A história nos apresenta a Nirma (Mithila Palkar, “Little Things”), uma mulher talentosa porém insegura demais, que após muito esforço acaba de comprar seu primeiro carro. O veículo é roubado justamente quando para num templo indiano, onde vai agradecer aos deuses pela conquista. Nirma então recorre a um vigarista boa praça conhecido como Artista (Abhay Deol, “The Lovers”) para ajudar a recuperar o precioso carro que agora está em posse de uma perigosa gangue de Mumbai. Todo o filme encara a tarefa árdua de chamar a atenção do espectador ou com sua premissa ou com poucos minutos de sessão, e nesses dois quesitos o roteiro escrito por Rahul Awate e Sachin Yardi falha miseravelmente. Um carro roubado, mafiosos, um bode celebridade e uma dupla composta por figuras extremamente distintas poderiam soar, no mínimo, interessantes a ponto de divertir, entretanto, o argumento simplório de resoluções fáceis não colabora.

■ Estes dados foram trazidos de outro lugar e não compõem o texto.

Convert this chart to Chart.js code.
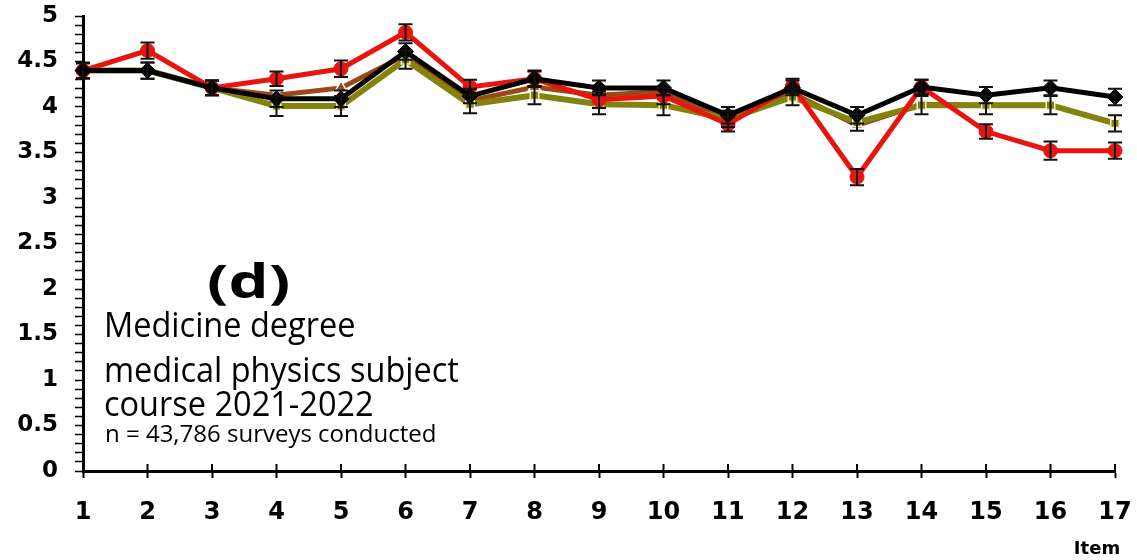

A ação-recompensa que a narrativa entrega durante seu desenvolvimento expõe a falta de criatividade de um texto desarticulado, cuja estrutura narrativa baseia-se em obstáculos, frustrações, perdas e ganhos. São incontáveis as vezes em que a protagonista é colocada sob uma situação de pressão, quando ora encontra um meio tranquilo de libertar-se ou o próprio empecilho não é difícil o bastante que uma criança não possa resolver. Além disso, passagens sem noção alguma dão as caras para irritar ainda mais quem assiste (vide a cena em que Nirma tem uma conversa afável com o homem que roubou seu carro – qualquer ser humano no lugar dela demonstraria um pouco de indignação). Esse caso leva à outra constatação sobre o longa da Netflix que, juntamente com o roteiro atrapalhado e expositivo e a direção inábil, consegue atirá-lo no fundo do poço da comédia de onde não tem forças para sair.

“Um Trapaceiro do Bem” coleciona atuações fracas e bobas. Vivendo a personagem principal, a atriz Mithila Palkar surge incapaz de extrair outro sentimento que não seja o de pena. Revela sua insegurança por meio de uma fala tímida, olhar sempre baixo e trejeitos semelhantes aos de uma garotinha assustada. O fato de logo no início pedir que a placa do seu carro seja trocada por uma na qual a soma dos números não seja 11 (motivo? o dia do ataque às Torres Gêmeas em Nova York) é um artifício desnecessário do argumento que, ilustrado por ela para indicar seu temperamento receoso, demonstra ser uma decisão ainda mais constrangedora. Enquanto Mithila sofre para cativar, seu parceiro de cena, o ator Abhay Deol, também luta para evocar carisma com seu vigarista atencioso, apresentado como alguém letrado, mas que não sabe nem o que é mandarim. Ademais, o núcleo dos mafiosos atesta a tolice do roteiro com papéis absurdos.

Além de demonstrar falta de cuidado para nortear um elenco perdido em cena, a direção de Sachin Yardi tampouco acrescenta à linguagem narrativa. Vulnerável e rotineira, faz um trabalho precário incapaz de oferecer quadros ou sequências inteligentes e cativantes, seja em momentos de emoção ou de tensão. Outra escolha equivocada fica por conta da sonoridade, repleta de sons não-diegéticos bregas e de formato infantil, que manifestam-se regularmente após algum tipo de piada sem graça para ilustrar o pensamento dos personagens e induzir o espectador a rir. Existem filmes que mesmo ruins podem ensinar o que não devemos fazer, pois “Um Trapaceiro do Bem” é um caso deprimente de comédia, que vem com a premissa de fazer alegrar, mas ao final nos deixa triste. Entendo a obrigação da Netflix em ampliar seu repertório, visando permanecer competitiva entre os serviços, portanto, é bom começar a peneirar a fim de evitar constrangimentos como esse.